Monday, December 20, 2010

They say the most suicides happen around the holidays...

...because people whose families are gone or split up or just not coming to town get really depressed, especially as said people get older. The opposite kind of phenomenon happens to me when I go home for the holidays...

The hardest thing for me to get used to about being home is consistently the shock of how much time I spend alone. I thought this would change this year, because I have a single, but I simply don't spend any significant waking time there, so it unfortunately has no desensitizing effect on me. Even at a school that falls into the "small private" category for my JP, on campus I'm almost always in the presence of other people. Even though I live in a single, a hundred or so people live in my building, and I can hear the girls across from me laughing sometimes. It's no big deal for the girl in the shower stall next to me to ask to borrow my body wash; bathrooms have been deprivatized. (Yes I just made that word up.) I eat all my meals with a subset of the same group of 70ish people, the Large Library has a crew, and there are certain friends I can't see without hugging.

But my house isn't structured for such interactions. With the split levels, it's really as if every person has his or her own floor. My sister and I flip-flop between the living room (2nd landing) and our bedroom (5th landing), rarely coexisting in the same space. My brother's room is on the third landing, next to the office with the computer he broke, so no one else is ever there, and my mom spends all her time in her room on the third landing. We each exist in our own separate worlds, and rarely do they meet.

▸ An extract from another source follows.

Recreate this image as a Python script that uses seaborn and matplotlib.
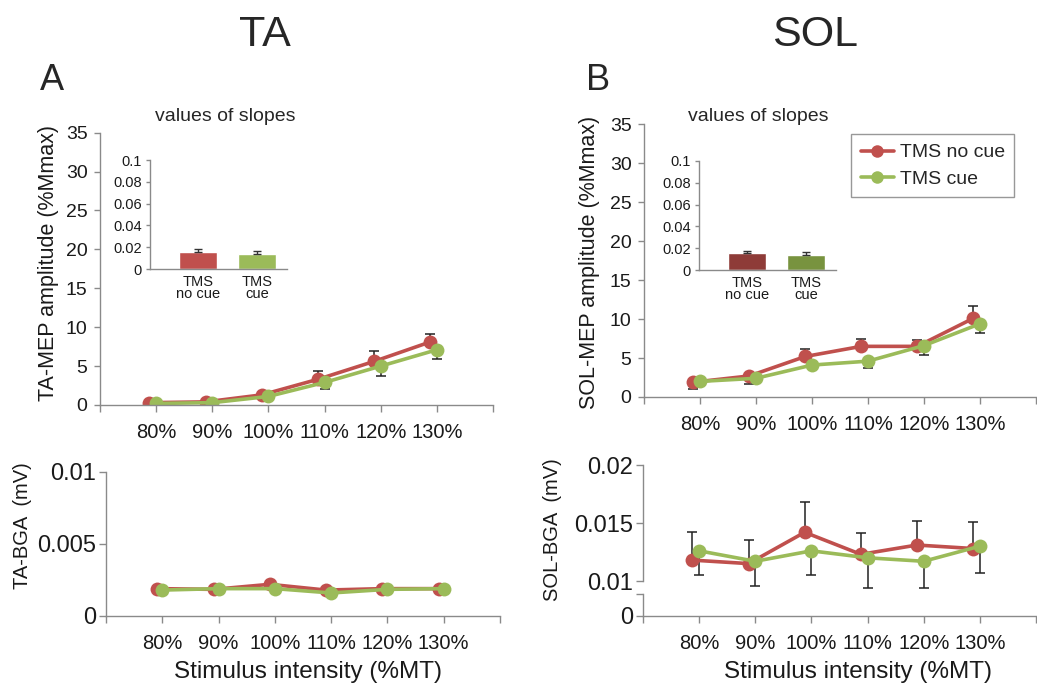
import pandas as pd
import seaborn as sns
import matplotlib.pyplot as plt
import numpy as np
from matplotlib.lines import Line2D

# -----------------------------
# Datos
# -----------------------------
intensity = ['80%', '90%', '100%', '110%', '120%', '130%']
conditions = ['TMS no cue', 'TMS cue']

# TA - MEP amplitude (%Mmax)
ta_mep_nocue = [0.3, 0.4, 1.3, 3.3, 5.6, 8.1]
ta_mep_nocue_lo = [0, 0, 0, 0, 0, 0]
ta_mep_nocue_hi = [0.1, 0.1, 0.3, 1.1, 1.4, 1.0]
ta_mep_cue = [0.2, 0.3, 1.1, 2.9, 5.0, 7.1]
ta_mep_cue_lo = [0.1, 0.1, 0.3, 0.9, 1.3, 1.2]
ta_mep_cue_hi = [0, 0, 0, 0, 0, 0]

# SOL - MEP amplitude (%Mmax)
sol_mep_nocue = [1.9, 2.7, 5.2, 6.5, 6.5, 10.1]
sol_mep_nocue_lo = [0.9, 1.0, 0, 0, 0, 0]
sol_mep_nocue_hi = [0, 0, 1.0, 1.0, 0.8, 1.6]
sol_mep_cue = [2.0, 2.4, 4.1, 4.6, 6.6, 9.4]
sol_mep_cue_lo = [0.3, 0.3, 0.3, 0.9, 1.2, 1.2]
sol_mep_cue_hi = [0, 0, 0, 0, 0, 0]

# TA - BGA (mV)
ta_bga_nocue = [0.0019, 0.00185, 0.0022, 0.0018, 0.0019, 0.0019]
ta_bga_nocue_lo = [0, 0, 0, 0, 0, 0]
ta_bga_nocue_hi = [0.0001, 0.0001, 0.0001, 0.0001, 0.0001, 0.0001]
ta_bga_cue = [0.0018, 0.0019, 0.0019, 0.0016, 0.00185, 0.0019]
ta_bga_cue_lo = [0.0001, 0.0001, 0.0002, 0.0001, 0.0001, 0.0001]
ta_bga_cue_hi = [0, 0, 0, 0, 0, 0]

# SOL - BGA (mV)
sol_bga_nocue = [0.0118, 0.0115, 0.0142, 0.0123, 0.0131, 0.0128]
sol_bga_nocue_lo = [0, 0, 0, 0, 0, 0]
sol_bga_nocue_hi = [0.0024, 0.0020, 0.0026, 0.0018, 0.0021, 0.0023]
sol_bga_cue = [0.0126, 0.0117, 0.0126, 0.0120, 0.0117, 0.0130]
sol_bga_cue_lo = [0.0021, 0.0021, 0.0021, 0.0026, 0.0023, 0.0023]
sol_bga_cue_hi = [0, 0, 0, 0, 0, 0]

# Pendientes (inset)
slope_labels = ['TMS\nno cue', 'TMS\ncue']
ta_slopes = [0.0156, 0.0140]
ta_slopes_err = [0.0024, 0.0025]
sol_slopes = [0.0156, 0.0140]
sol_slopes_err = [0.0018, 0.0025]

# -----------------------------
# Estilo
# -----------------------------
sns.set_theme(style='white')
plt.rcParams['font.family'] = ['Liberation Sans', 'DejaVu Sans']

RED = '#C0504D'
GREEN = '#9BBB59'
RED_DARK = '#8E3B38'
GREEN_DARK = '#78933F'
AXIS_GRAY = '#8a8a8a'
TXT = '#1a1a1a'
palette = {'TMS no cue': RED, 'TMS cue': GREEN}

W, H = 1037, 684
fig = plt.figure(figsize=(W / 100, H / 100), dpi=100)


def add_px_axes(left, top, right, bottom):
    return fig.add_axes([left / W, 1 - bottom / H, (right - left) / W, (bottom - top) / H])


def style_axes(ax):
    ax.grid(False)
    ax.set_facecolor('none')
    for s in ['top', 'right']:
        ax.spines[s].set_visible(False)
    for s in ['left', 'bottom']:
        ax.spines[s].set_color(AXIS_GRAY)
        ax.spines[s].set_linewidth(1)
    ax.tick_params(color=AXIS_GRAY, direction='out', width=1, labelcolor=TXT,
                   left=True, bottom=True)
    ax.set_xlabel('')
    ax.set_ylabel('')


def draw_lines(ax, nocue, nocue_lo, nocue_hi, cue, cue_lo, cue_hi, offset=0.12):
    pos = np.arange(1, len(intensity) + 1)
    df = pd.DataFrame({
        'pos': np.concatenate([pos - offset, pos]),
        'value': nocue + cue,
        'cond': [conditions[0]] * len(pos) + [conditions[1]] * len(pos),
    })
    for vals, lo, hi, sh in [(nocue, nocue_lo, nocue_hi, offset), (cue, cue_lo, cue_hi, 0)]:
        eb = ax.errorbar(pos - sh, vals, yerr=[lo, hi], fmt='none', ecolor='#222222',
                         elinewidth=1.1, capsize=3.5, capthick=1.1, zorder=1)
        for art in eb.get_children():
            art.set_clip_on(False)
    sns.lineplot(data=df, x='pos', y='value', hue='cond', palette=palette,
                 hue_order=conditions, marker='o', markersize=10, mew=0,
                 linewidth=2.6, legend=False, sort=False, ax=ax, zorder=2)
    ax.set_xlim(0, 7)


def set_cat_xaxis(ax):
    ax.set_xticks(range(8))
    ax.set_xticklabels([''] + intensity + [''])
    ax.tick_params(axis='x', length=5, pad=8, labelsize=14.5)


def draw_inset(ax, slopes, err, colors):
    sns.barplot(x=slope_labels, y=slopes, hue=slope_labels, palette=colors,
                width=0.64, saturation=1, legend=False, ax=ax)
    ax.errorbar([0, 1], slopes, yerr=[[0, 0], err], fmt='none', ecolor='#333333',
                elinewidth=1, capsize=3, capthick=1)
    style_axes(ax)
    ax.set_xlim(-0.8, 1.5)
    ax.set_ylim(0, 0.1)
    ax.set_yticks([0, 0.02, 0.04, 0.06, 0.08, 0.1])
    ax.set_yticklabels(['0', '0.02', '0.04', '0.06', '0.08', '0.1'])
    ax.tick_params(axis='y', length=3, pad=3, labelsize=10.5)
    ax.tick_params(axis='x', length=0, pad=4, labelsize=10.5)
    for lab in ax.get_xticklabels():
        lab.set_linespacing(0.85)


# -----------------------------
# Paneles superiores (MEP)
# -----------------------------
ax_ta = add_px_axes(100, 132.7, 493, 405)
draw_lines(ax_ta, ta_mep_nocue, ta_mep_nocue_lo, ta_mep_nocue_hi,
           ta_mep_cue, ta_mep_cue_lo, ta_mep_cue_hi)
style_axes(ax_ta)
ax_ta.set_ylim(0, 35)
ax_ta.set_yticks(range(0, 36, 5))
ax_ta.tick_params(axis='y', length=4, pad=5, labelsize=14)
set_cat_xaxis(ax_ta)

ax_sol = add_px_axes(644, 124.3, 1036, 397)
draw_lines(ax_sol, sol_mep_nocue, sol_mep_nocue_lo, sol_mep_nocue_hi,
           sol_mep_cue, sol_mep_cue_lo, sol_mep_cue_hi)
style_axes(ax_sol)
ax_sol.set_ylim(0, 35)
ax_sol.set_yticks(range(0, 36, 5))
ax_sol.tick_params(axis='y', length=4, pad=5, labelsize=14)
set_cat_xaxis(ax_sol)

# insets
ax_in_ta = add_px_axes(150, 160, 287, 269)
draw_inset(ax_in_ta, ta_slopes, ta_slopes_err, [RED, GREEN])
ax_in_sol = add_px_axes(699, 161, 836, 270)
draw_inset(ax_in_sol, sol_slopes, sol_slopes_err, [RED_DARK, GREEN_DARK])

# -----------------------------
# Paneles inferiores (BGA)
# -----------------------------
ax_ta_bga = add_px_axes(106, 472, 500, 616)
draw_lines(ax_ta_bga, ta_bga_nocue, ta_bga_nocue_lo, ta_bga_nocue_hi,
           ta_bga_cue, ta_bga_cue_lo, ta_bga_cue_hi, offset=0.09)
style_axes(ax_ta_bga)
ax_ta_bga.set_ylim(0, 0.01)
ax_ta_bga.set_yticks([0, 0.005, 0.01])
ax_ta_bga.set_yticklabels(['0', '0.005', '0.01'])
ax_ta_bga.tick_params(axis='y', length=5, pad=2, labelsize=17)
set_cat_xaxis(ax_ta_bga)

# eje roto: parte superior + parte inferior
ax_sol_bga = add_px_axes(643, 465, 1036, 581)
draw_lines(ax_sol_bga, sol_bga_nocue, sol_bga_nocue_lo, sol_bga_nocue_hi,
           sol_bga_cue, sol_bga_cue_lo, sol_bga_cue_hi)
style_axes(ax_sol_bga)
ax_sol_bga.spines['bottom'].set_visible(False)
ax_sol_bga.set_ylim(0.01, 0.02)
ax_sol_bga.set_yticks([0.01, 0.015, 0.02])
ax_sol_bga.set_yticklabels(['0.01', '0.015', '0.02'])
ax_sol_bga.tick_params(axis='y', length=5, pad=2, labelsize=17)
ax_sol_bga.set_xticks([])

ax_sol_low = add_px_axes(643, 594, 1036, 616)
style_axes(ax_sol_low)
ax_sol_low.set_xlim(0, 7)
ax_sol_low.set_ylim(0, 1)
ax_sol_low.set_yticks([0, 1])
ax_sol_low.set_yticklabels(['0', ''])
ax_sol_low.tick_params(axis='y', length=5, pad=2, labelsize=17)
set_cat_xaxis(ax_sol_low)

# -----------------------------
# Textos
# -----------------------------
fig.text(265 / W, 1 - 46 / H, 'TA', fontsize=31, ha='center', va='baseline')
fig.text(815 / W, 1 - 46 / H, 'SOL', fontsize=31, ha='center', va='baseline')
fig.text(40 / W, 1 - 90 / H, 'A', fontsize=26, ha='left', va='baseline')
fig.text(586 / W, 1 - 90 / H, 'B', fontsize=26, ha='left', va='baseline')
fig.text(155 / W, 1 - 121 / H, 'values of slopes', fontsize=14, ha='left', va='baseline')
fig.text(688 / W, 1 - 121 / H, 'values of slopes', fontsize=14, ha='left', va='baseline')

fig.text(49 / W, 1 - 263 / H, 'TA-MEP amplitude (%Mmax)', fontsize=15.5,
         rotation=90, ha='center', va='center', color=TXT)
fig.text(589 / W, 1 - 262 / H, 'SOL-MEP amplitude (%Mmax)', fontsize=15.5,
         rotation=90, ha='center', va='center', color=TXT)
fig.text(23 / W, 1 - 526 / H, 'TA-BGA  (mV)', fontsize=14.5,
         rotation=90, ha='center', va='center', color=TXT)
fig.text(553 / W, 1 - 530 / H, 'SOL-BGA  (mV)', fontsize=14.5,
         rotation=90, ha='center', va='center', color=TXT)
fig.text(308 / W, 1 - 672 / H, 'Stimulus intensity (%MT)', fontsize=17.5,
         ha='center', va='center', color=TXT)
fig.text(858 / W, 1 - 672 / H, 'Stimulus intensity (%MT)', fontsize=17.5,
         ha='center', va='center', color=TXT)

# leyenda
handles = [Line2D([0], [0], color=palette[c], marker='o', markersize=9, mew=0, lw=2.6)
           for c in conditions]
leg = fig.legend(handles, conditions, loc='upper left',
                 bbox_to_anchor=(851 / W, 1 - 134 / H), frameon=True, fancybox=False,
                 edgecolor='#7f7f7f', fontsize=14, handlelength=1.7, handletextpad=0.3,
                 borderpad=0.5, labelspacing=0.45, borderaxespad=0)
leg.get_frame().set_linewidth(1)

fig.savefig('out.png', dpi=100)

My friends aren't within walking distance here. Even if they were, I don't feel the same ability to just show up uninvitedly; here in the real world, there are families and gatherings and other plans.

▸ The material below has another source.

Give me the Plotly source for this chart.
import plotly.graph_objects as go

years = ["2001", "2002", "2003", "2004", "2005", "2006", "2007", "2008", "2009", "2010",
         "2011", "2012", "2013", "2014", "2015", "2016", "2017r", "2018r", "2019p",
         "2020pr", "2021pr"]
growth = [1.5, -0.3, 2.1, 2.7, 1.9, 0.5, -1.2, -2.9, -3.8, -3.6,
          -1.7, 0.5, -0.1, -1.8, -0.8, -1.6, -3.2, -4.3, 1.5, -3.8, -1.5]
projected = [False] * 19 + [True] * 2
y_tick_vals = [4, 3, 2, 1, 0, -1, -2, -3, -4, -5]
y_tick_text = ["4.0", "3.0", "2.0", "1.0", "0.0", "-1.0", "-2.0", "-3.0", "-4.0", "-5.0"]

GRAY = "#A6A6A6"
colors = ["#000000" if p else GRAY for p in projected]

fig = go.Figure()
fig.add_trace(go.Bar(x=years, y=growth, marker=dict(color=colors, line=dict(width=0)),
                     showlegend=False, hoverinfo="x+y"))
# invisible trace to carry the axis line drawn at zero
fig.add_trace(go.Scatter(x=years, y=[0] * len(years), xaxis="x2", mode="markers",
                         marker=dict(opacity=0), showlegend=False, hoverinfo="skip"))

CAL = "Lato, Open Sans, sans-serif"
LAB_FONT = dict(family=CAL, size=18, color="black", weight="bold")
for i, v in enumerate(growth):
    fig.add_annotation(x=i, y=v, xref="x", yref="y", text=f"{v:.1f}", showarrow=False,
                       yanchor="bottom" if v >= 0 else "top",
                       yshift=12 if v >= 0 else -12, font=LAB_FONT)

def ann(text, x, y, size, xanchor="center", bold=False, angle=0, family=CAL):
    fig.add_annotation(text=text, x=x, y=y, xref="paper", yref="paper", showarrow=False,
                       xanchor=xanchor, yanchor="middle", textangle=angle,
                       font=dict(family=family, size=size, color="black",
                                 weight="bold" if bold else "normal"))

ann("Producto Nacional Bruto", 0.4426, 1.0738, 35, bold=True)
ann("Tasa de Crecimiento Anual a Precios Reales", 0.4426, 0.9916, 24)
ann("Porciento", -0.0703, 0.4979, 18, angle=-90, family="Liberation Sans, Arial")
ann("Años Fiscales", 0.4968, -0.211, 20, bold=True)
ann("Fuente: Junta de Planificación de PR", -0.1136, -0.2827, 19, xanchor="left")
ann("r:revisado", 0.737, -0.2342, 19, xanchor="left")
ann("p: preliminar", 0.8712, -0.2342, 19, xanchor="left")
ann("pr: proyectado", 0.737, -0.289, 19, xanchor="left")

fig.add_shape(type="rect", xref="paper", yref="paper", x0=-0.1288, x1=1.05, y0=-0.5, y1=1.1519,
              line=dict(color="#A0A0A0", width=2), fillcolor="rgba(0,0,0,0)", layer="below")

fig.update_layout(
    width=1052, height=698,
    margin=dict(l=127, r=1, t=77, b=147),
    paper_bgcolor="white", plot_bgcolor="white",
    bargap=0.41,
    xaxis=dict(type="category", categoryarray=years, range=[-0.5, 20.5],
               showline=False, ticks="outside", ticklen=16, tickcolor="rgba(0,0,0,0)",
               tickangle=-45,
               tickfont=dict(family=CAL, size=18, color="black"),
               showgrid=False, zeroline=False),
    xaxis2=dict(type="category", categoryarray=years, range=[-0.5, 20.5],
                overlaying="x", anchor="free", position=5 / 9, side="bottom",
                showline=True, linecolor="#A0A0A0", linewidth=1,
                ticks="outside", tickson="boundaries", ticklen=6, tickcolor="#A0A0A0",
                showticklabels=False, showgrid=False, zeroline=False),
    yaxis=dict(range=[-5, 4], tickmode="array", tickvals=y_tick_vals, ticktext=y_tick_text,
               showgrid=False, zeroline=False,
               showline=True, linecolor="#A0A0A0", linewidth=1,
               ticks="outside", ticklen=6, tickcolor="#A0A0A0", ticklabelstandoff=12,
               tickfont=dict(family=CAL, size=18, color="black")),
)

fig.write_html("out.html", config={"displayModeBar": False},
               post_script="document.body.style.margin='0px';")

So here there are days when I realize I hadn't spoken until after 3 this afternoon, simply because there was no one to say hello to til then.

India would say Sometimes I'm alone, but never lonely. I wish I could agree with her. And E says this shouldn't bother me as much as it does. She says free time is a gift that I should be thankful for, but free ALONE time has always been a curse to me. I'm good at creating space and time for me within lots of hustle and bustle, but I'm at a total loss when "free time" stretches before me like a lake with the stillest of waters. It's not even that I would like to have everything planned out, because I'm not the biggest of planners, it's just...if I'm watching TV, I would rather have someone to laugh at the TV with, someone to steal the blanket from, someone to roll their eyes at me when I tear up. It's that, while I wouldn't mind getting one of those fancy new touchscreen handheld Scrabble console things, I would always rather have an actual partner to play an actual game with. It's so quiet here. I miss the strange commingling of first-person-shooter and Mario Galaxy sounds coming from the Game Room.

Fact that others may find sad but I just consider to be a fact of life: My friend circles have always felt more familial to me than my actual family feels most of the time. That only really bothers me at all around the holidays, when everyone disappears from AIM and Facebook and talks about all the fun they're having/going to have with their families. I smile and nod like I'm cosigning that, but really all I think about is how much I miss the people I share my life with. Those people and the people who share my DNA or even my permanent address have never been one and the same.

Thought that actually saddens/terrifies me: Is this what's waiting for me when undergrad life ends?